EXERCISE: Identify all lines below that hold "this" and collect them.

STORED RECORDS:
—————

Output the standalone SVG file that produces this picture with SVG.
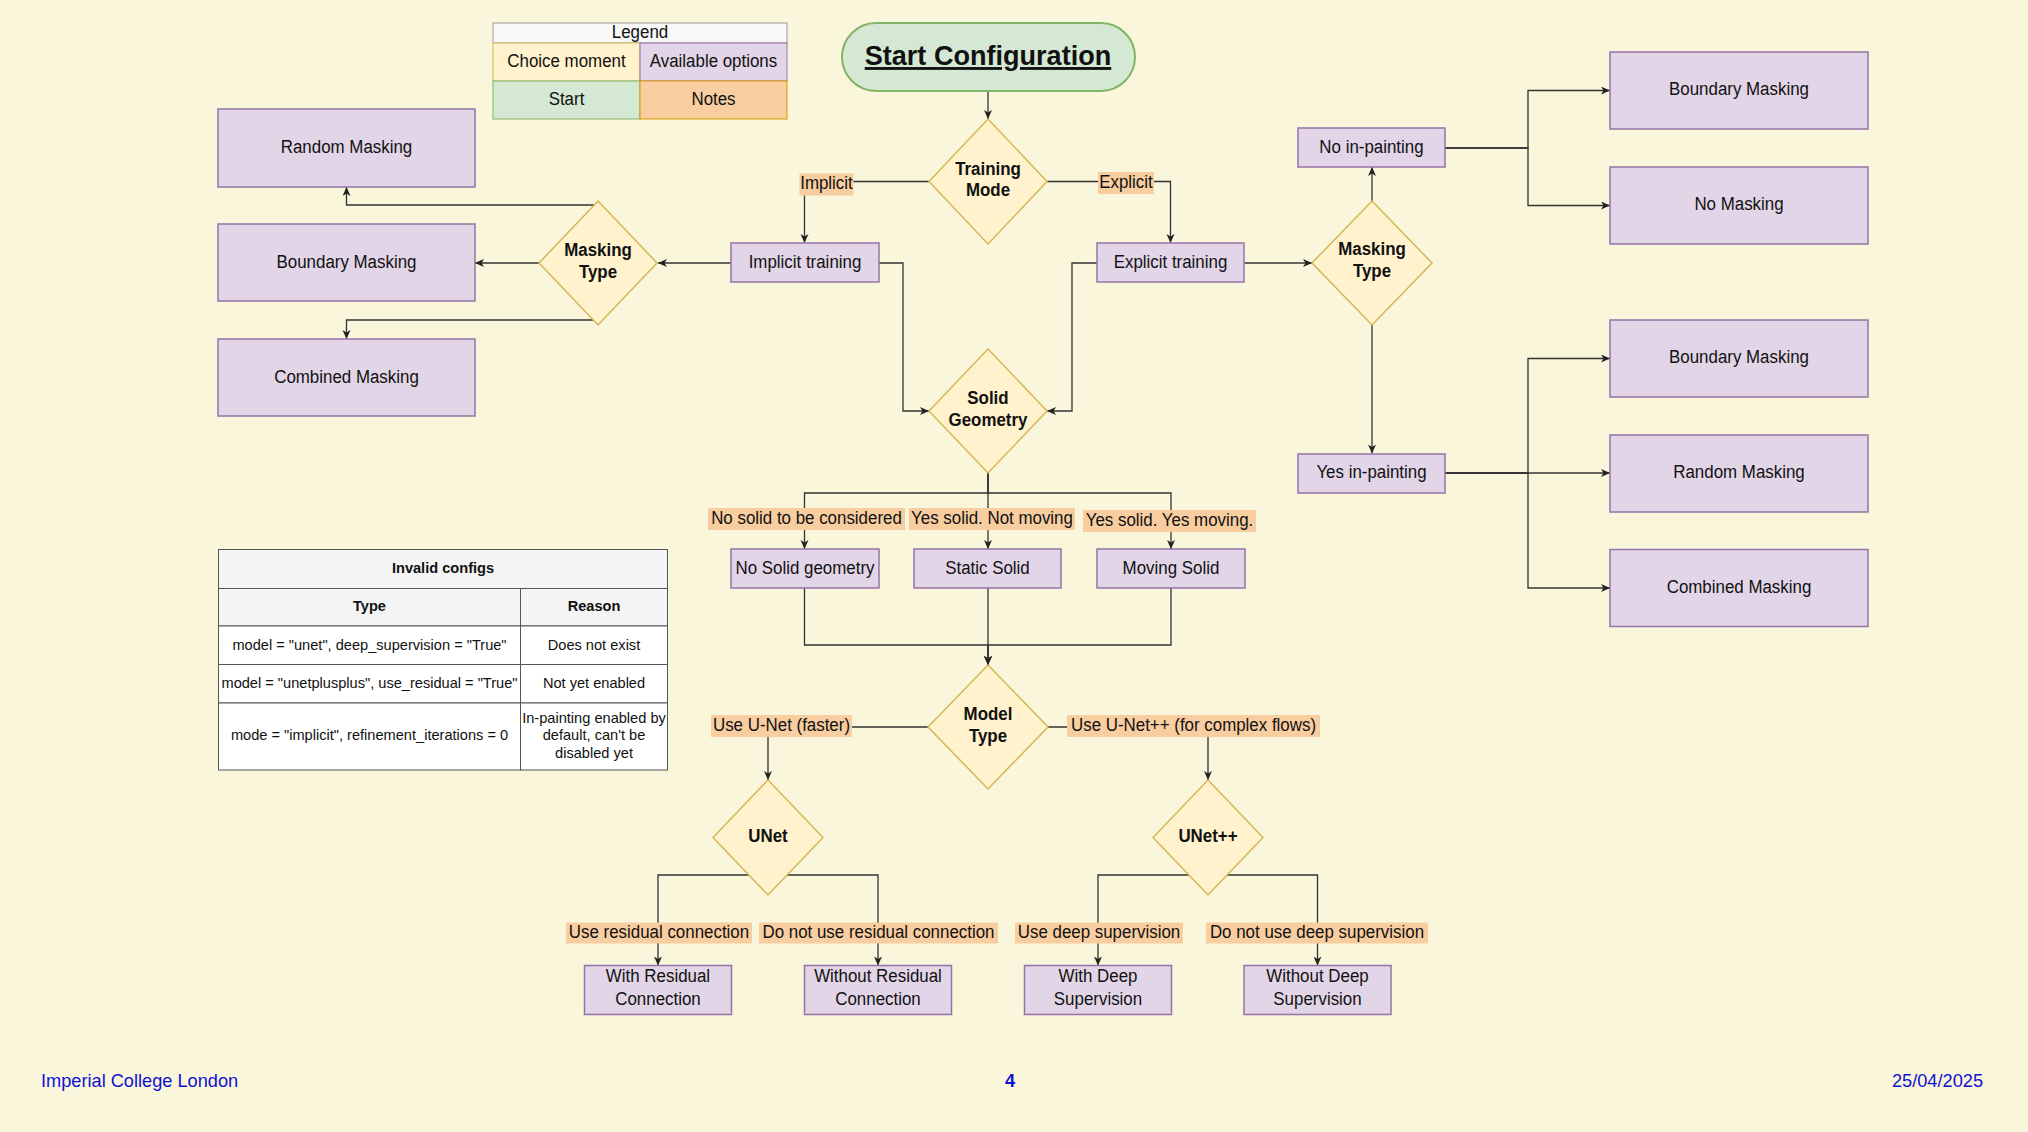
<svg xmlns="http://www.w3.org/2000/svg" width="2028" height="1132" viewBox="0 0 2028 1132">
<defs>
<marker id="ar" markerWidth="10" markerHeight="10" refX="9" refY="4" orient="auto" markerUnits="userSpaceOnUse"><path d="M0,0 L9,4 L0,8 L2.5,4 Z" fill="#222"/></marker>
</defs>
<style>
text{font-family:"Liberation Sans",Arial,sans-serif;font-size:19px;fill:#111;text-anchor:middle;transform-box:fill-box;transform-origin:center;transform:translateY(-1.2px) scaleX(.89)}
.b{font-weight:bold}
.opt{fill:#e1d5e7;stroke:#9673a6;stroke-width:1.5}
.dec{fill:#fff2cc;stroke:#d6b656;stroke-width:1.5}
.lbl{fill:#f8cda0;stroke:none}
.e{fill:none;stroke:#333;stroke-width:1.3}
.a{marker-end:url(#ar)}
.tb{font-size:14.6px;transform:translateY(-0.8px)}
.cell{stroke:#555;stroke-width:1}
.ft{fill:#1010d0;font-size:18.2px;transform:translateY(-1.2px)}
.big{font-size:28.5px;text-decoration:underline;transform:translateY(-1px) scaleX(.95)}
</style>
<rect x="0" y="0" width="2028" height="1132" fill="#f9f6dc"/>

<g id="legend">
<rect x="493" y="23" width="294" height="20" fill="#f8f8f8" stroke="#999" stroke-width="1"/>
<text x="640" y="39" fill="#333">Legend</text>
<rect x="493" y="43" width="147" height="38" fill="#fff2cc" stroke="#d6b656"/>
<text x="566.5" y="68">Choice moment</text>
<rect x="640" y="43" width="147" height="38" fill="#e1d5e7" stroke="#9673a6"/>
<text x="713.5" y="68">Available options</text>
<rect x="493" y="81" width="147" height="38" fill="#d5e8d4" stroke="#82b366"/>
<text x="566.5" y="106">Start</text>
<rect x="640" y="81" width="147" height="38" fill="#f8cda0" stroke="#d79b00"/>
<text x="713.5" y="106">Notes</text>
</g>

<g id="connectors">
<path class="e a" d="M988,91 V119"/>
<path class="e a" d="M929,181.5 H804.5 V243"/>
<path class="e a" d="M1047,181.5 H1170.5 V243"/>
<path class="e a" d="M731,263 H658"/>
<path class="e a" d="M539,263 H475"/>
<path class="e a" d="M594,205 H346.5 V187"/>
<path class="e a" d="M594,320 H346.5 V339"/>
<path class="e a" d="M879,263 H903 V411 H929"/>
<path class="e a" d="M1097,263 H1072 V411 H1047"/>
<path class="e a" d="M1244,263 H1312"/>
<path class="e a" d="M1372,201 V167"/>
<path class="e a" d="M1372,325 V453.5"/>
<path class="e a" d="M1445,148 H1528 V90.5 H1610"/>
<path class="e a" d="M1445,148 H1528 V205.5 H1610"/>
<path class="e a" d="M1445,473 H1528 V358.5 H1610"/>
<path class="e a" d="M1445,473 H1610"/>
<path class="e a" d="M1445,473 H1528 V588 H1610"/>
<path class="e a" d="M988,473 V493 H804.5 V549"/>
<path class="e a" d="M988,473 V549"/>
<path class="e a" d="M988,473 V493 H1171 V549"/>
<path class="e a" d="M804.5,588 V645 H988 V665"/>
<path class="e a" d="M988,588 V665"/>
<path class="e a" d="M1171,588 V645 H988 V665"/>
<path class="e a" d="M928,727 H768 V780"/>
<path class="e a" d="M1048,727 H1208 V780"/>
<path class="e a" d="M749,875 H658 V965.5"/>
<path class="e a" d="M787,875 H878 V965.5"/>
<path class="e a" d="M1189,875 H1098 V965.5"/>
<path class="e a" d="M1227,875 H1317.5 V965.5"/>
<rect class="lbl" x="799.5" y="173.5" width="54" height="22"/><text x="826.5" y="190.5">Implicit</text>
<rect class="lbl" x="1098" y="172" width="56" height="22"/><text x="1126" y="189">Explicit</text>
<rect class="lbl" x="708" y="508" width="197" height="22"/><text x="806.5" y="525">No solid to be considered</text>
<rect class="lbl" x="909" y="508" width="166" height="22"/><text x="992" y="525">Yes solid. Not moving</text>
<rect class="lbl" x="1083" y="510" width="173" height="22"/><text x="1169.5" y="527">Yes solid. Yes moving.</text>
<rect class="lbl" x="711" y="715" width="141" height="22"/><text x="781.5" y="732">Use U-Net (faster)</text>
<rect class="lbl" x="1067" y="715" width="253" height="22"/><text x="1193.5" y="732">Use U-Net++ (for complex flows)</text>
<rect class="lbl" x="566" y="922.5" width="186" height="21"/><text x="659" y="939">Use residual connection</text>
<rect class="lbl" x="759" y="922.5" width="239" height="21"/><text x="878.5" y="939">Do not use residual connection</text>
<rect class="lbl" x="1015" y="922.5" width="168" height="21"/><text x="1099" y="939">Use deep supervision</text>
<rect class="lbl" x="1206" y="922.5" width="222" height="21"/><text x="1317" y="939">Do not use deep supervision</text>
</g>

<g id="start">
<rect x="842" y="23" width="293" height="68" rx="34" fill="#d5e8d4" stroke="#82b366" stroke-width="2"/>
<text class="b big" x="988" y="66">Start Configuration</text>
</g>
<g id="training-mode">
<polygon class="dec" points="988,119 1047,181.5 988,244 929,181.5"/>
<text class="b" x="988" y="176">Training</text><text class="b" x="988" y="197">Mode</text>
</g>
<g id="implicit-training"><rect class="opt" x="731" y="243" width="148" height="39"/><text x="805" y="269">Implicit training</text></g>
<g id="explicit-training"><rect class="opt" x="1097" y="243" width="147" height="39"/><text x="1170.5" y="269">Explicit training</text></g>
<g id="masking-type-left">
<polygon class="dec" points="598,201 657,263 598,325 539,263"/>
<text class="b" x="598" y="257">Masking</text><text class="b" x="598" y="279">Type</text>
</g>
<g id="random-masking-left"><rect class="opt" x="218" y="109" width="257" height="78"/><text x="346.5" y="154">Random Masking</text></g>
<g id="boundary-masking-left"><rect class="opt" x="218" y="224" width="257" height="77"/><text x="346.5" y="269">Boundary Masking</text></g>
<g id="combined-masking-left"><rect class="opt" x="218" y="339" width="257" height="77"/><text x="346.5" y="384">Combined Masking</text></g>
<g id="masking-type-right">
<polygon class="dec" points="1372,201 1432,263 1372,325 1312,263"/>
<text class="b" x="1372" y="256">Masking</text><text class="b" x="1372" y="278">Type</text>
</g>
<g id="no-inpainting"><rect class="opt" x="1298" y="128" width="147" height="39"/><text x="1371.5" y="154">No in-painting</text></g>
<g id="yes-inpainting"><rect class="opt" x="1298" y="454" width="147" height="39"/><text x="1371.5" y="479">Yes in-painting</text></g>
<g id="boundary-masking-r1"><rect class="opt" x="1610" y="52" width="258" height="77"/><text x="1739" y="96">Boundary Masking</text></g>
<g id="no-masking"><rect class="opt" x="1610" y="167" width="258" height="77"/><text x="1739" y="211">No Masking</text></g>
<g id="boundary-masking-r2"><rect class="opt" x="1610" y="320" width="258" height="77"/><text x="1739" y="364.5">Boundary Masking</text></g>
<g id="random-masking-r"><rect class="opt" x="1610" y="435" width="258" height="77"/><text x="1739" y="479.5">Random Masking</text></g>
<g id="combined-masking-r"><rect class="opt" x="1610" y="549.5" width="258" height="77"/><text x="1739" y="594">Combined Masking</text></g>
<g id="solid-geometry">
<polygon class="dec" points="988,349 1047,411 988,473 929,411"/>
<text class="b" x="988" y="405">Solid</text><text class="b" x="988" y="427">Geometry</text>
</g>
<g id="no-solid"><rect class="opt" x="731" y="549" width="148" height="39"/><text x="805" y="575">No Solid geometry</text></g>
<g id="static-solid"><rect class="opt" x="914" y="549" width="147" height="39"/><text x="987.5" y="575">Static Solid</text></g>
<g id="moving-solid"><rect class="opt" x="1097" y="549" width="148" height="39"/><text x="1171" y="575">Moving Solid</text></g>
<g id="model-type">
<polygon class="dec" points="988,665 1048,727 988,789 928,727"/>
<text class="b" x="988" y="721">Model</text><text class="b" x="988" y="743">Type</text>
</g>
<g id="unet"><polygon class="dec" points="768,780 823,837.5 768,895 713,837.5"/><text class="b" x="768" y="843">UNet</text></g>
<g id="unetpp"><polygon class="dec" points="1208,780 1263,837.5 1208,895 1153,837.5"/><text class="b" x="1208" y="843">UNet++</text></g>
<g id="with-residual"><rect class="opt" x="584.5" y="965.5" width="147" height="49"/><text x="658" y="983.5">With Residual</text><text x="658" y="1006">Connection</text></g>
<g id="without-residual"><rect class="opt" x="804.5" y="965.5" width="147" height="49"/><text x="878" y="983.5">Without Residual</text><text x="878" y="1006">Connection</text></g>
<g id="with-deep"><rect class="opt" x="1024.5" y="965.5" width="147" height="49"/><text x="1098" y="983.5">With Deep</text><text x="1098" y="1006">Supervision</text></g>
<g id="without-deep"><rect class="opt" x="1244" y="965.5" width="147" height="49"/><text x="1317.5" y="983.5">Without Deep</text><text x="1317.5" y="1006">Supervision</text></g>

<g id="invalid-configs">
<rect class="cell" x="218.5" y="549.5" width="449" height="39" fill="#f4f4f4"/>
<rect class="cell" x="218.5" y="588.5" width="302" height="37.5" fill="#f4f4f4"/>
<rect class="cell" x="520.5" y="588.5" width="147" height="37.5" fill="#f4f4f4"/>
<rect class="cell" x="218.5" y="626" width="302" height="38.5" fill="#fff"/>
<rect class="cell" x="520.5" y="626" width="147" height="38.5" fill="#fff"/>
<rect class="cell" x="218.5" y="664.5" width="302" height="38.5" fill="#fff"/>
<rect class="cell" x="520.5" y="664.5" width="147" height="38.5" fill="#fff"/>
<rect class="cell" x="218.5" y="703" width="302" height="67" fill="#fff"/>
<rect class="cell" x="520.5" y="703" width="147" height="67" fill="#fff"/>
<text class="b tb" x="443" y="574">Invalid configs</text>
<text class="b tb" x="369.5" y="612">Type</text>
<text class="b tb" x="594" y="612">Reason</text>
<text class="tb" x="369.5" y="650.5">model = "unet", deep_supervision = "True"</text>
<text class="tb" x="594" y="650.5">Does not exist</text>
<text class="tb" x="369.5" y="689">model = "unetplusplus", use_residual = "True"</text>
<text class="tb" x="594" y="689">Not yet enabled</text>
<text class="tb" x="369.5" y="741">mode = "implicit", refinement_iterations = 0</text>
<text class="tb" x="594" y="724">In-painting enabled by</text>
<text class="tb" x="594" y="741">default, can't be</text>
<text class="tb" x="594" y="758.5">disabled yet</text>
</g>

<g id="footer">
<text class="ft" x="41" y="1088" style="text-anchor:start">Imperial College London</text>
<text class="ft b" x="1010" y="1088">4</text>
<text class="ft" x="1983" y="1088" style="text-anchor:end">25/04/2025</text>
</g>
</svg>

—————

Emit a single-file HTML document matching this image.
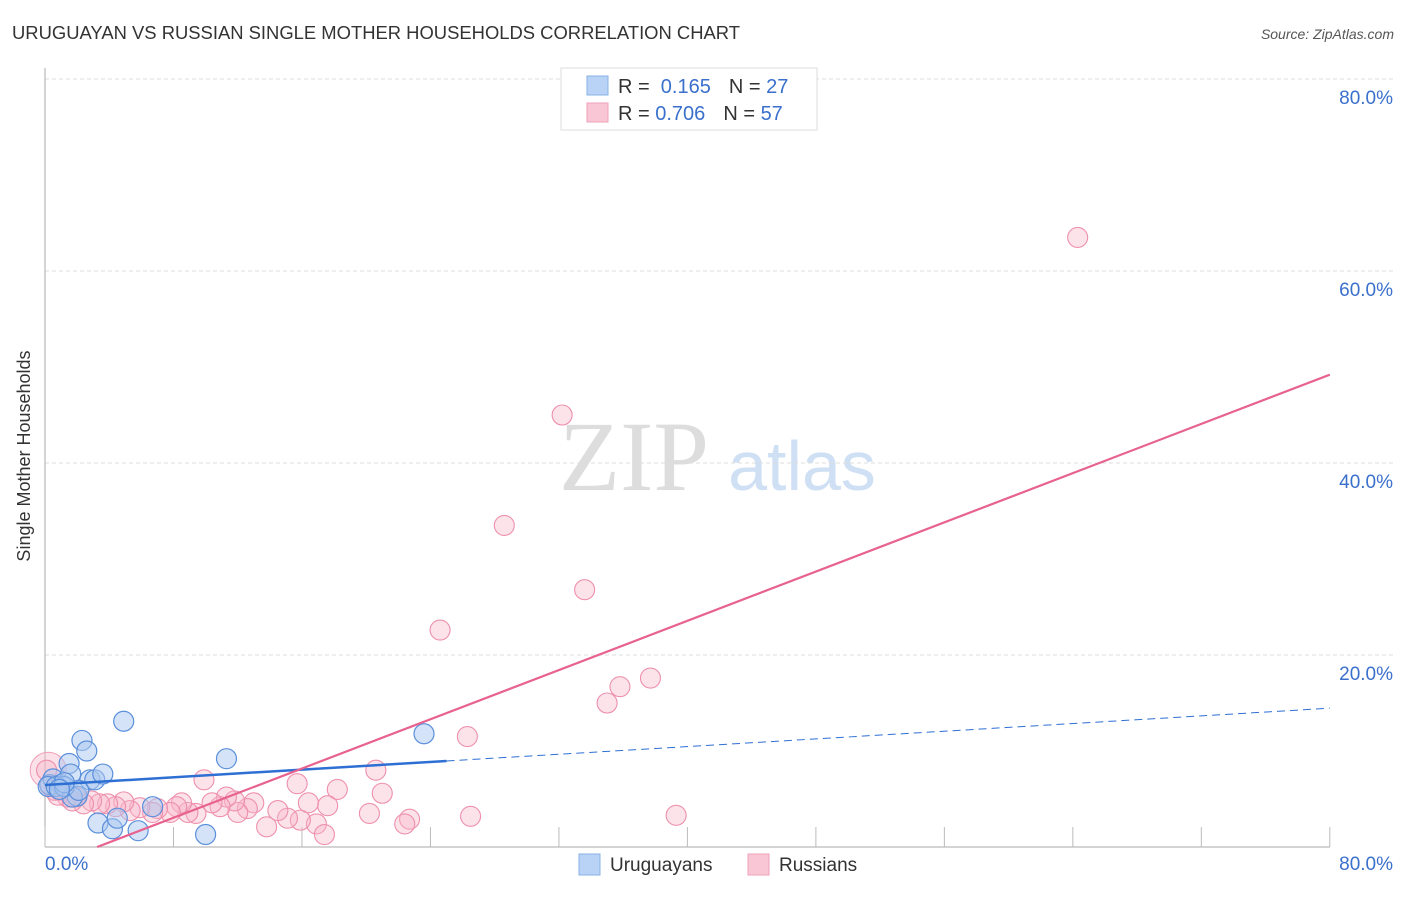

—————

COMPLETE OUTPUT:
Output the standalone SVG file that produces this picture with SVG.
Emit a single-file HTML document matching this image.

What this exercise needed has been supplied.